Photo of Richard Caborn Richard Caborn Minister of State (Sport and Tourism), Department for Culture, Media & Sport

The clause requires the gambling commission to prepare a statement containing the principles that it will apply when undertaking its licensing and regulatory functions. The amendment would merely set out in the Bill what this Government already expect the commission's licensing and regulatory statement to contain. It goes without saying that we expect the commission to exercise its regulatory activities in a transparent, accountable, proportionate, consistent and targeted manner. We also expect it to apply best regulatory practice, and it is expected that it will review the application of its functions with regard to the pursuit of the licensing objectives.

As a result of that review, we anticipate that the commission will consider whether the regulatory burdens imposed on the industry are appropriate. We also expect the commission to give due consideration to the best form of regulation for the industry and its implications, be that self-regulation, co-regulation or the imposition of additional regulatory burdens.

So, while I agree with the content of the amendment, I do not think that the requirements that it sets out need to be in the Bill. I therefore ask the hon.
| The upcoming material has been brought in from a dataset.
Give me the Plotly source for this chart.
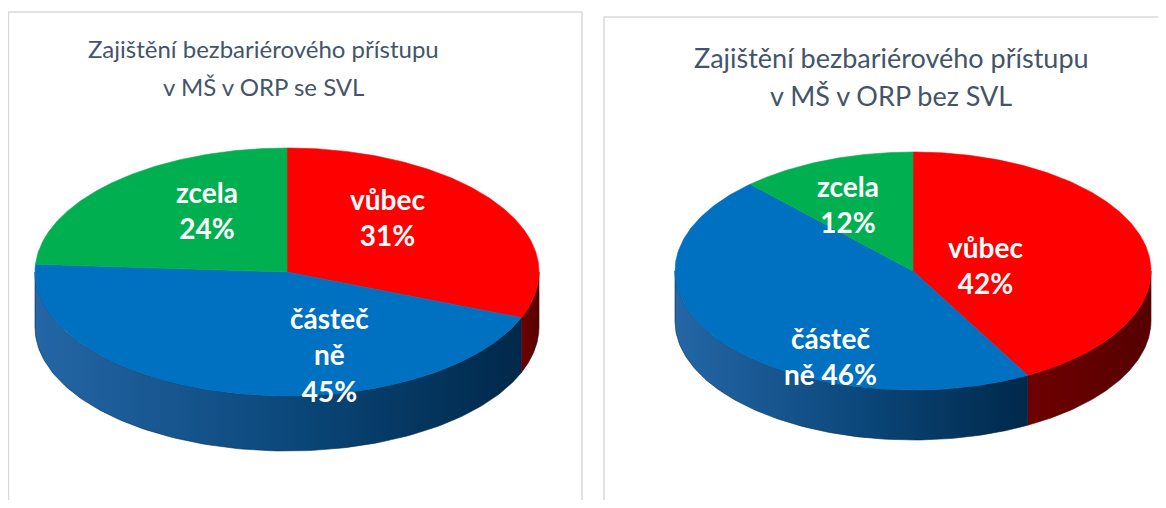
import numpy as np
import plotly.graph_objects as go

# ---- data ----
categories = ["vůbec", "částečně", "zcela"]
left_values = [31, 45, 24]
right_values = [42, 46, 12]
left_label_names = ["vůbec", "částeč<br>ně", "zcela"]
right_label_names = ["vůbec", "částeč<br>ně", "zcela"]
left_title_lines = ["Zajištění bezbariérového přístupu", "v MŠ v ORP se SVL"]
right_title_lines = ["Zajištění bezbariérového přístupu", "v MŠ v ORP bez SVL"]

# ---- styles ----
top_colors = ["#FF0000", "#0070C0", "#00B050"]
side_scales = [
    [[0, "#6E0000"], [1, "#560000"]],
    [[0, "#2466A6"], [0.55, "#0A4678"], [1, "#00284A"]],
    [[0, "#00803A"], [1, "#005A28"]],
]

# page body has an 8px margin; keep the figure inside the window
PAD = 8
W, H = 1166 - 2 * PAD, 508 - 2 * PAD
fig = go.Figure()


def pie3d(values, cx, cy, a, b, depth):
    total = float(sum(values))
    bounds = np.concatenate([[0], np.cumsum(values)]) / total * 2 * np.pi
    # side walls (front half only)
    for i in range(len(values)):
        t1, t2 = bounds[i], bounds[i + 1]
        lo, hi = max(t1, np.pi / 2), min(t2, 3 * np.pi / 2)
        if lo < hi:
            ts = np.linspace(lo, hi, 120)
            xt = cx + a * np.sin(ts)
            yt = cy - b * np.cos(ts)
            xs = np.concatenate([xt, xt[::-1], xt[:1]])
            ys = np.concatenate([yt, (yt + depth)[::-1], yt[:1]])
            fig.add_trace(go.Scatter(
                x=xs, y=ys, mode="lines", fill="toself",
                line=dict(width=0.6, color=side_scales[i][-1][1]),
                fillgradient=dict(type="horizontal", colorscale=side_scales[i]),
                hoverinfo="skip", showlegend=False))
    # top faces
    for i in range(len(values)):
        t1, t2 = bounds[i], bounds[i + 1]
        ts = np.linspace(t1, t2, 200)
        xs = np.concatenate([[cx], cx + a * np.sin(ts), [cx]])
        ys = np.concatenate([[cy], cy - b * np.cos(ts), [cy]])
        fig.add_trace(go.Scatter(
            x=xs, y=ys, mode="lines", fill="toself",
            line=dict(width=0.6, color=top_colors[i]),
            fillcolor=top_colors[i], name=categories[i],
            text=f"{categories[i]}: {values[i]}%", hoverinfo="text",
            showlegend=False))


pie3d(left_values, 287, 272, 252, 124, 55)
pie3d(right_values, 913, 271, 238, 119, 50)

label_font = dict(family="Lato", size=28, color="white")

left_pos = [(387, 217), (329, 354), (207, 210)]
left_texts = [
    f"<b>{left_label_names[0]}<br>{left_values[0]}%</b>",
    f"<b>{left_label_names[1]}<br>{left_values[1]}%</b>",
    f"<b>{left_label_names[2]}<br>{left_values[2]}%</b>",
]
for (x, y), t in zip(left_pos, left_texts):
    fig.add_annotation(x=x, y=y, text=t, showarrow=False, font=label_font,
                       xref="x", yref="y")

right_pos = [(985, 265), (830, 356), (848, 204)]
right_texts = [
    f"<b>{right_label_names[0]}<br>{right_values[0]}%</b>",
    f"<b>{right_label_names[1]} {right_values[1]}%</b>",
    f"<b>{right_label_names[2]}<br>{right_values[2]}%</b>",
]
for (x, y), t in zip(right_pos, right_texts):
    fig.add_annotation(x=x, y=y, text=t, showarrow=False, font=label_font,
                       xref="x", yref="y")

title_color = "#44546A"
for line, yy in zip(left_title_lines, [48, 86]):
    fig.add_annotation(x=263, y=yy, text=line, showarrow=False,
                       font=dict(family="Lato", size=24, color=title_color),
                       xref="x", yref="y")
for line, yy in zip(right_title_lines, [57, 95]):
    fig.add_annotation(x=891, y=yy, text=line, showarrow=False,
                       font=dict(family="Lato", size=27, color=title_color),
                       xref="x", yref="y")

# panel borders
fig.add_shape(type="rect", x0=8.5, x1=582, y0=12, y1=530, xref="x", yref="y",
              line=dict(color="#D9D9D9", width=1.5), layer="below")
fig.add_shape(type="rect", x0=604, x1=1180, y0=17, y1=530, xref="x", yref="y",
              line=dict(color="#D9D9D9", width=1.5), layer="below")

fig.update_layout(
    width=W, height=H,
    margin=dict(l=0, r=0, t=0, b=0),
    paper_bgcolor="white", plot_bgcolor="white",
    xaxis=dict(range=[PAD, PAD + W], visible=False, fixedrange=True),
    yaxis=dict(range=[PAD + H, PAD], visible=False, fixedrange=True),
    showlegend=False,
)

fig.write_html("out.html")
Gentleman to withdraw the amendment.

Photo of Malcolm Moss Malcolm Moss Shadow Minister, Home Affairs

In view of the assurances given by the Minister that the wording of the amendment, or something similar to it, will be incorporated in the gambling commission's regulatory framework, I beg to ask leave to withdraw the amendment.

Amendment, by leave, withdrawn.

Clause 22, as amended, ordered to stand part of the Bill.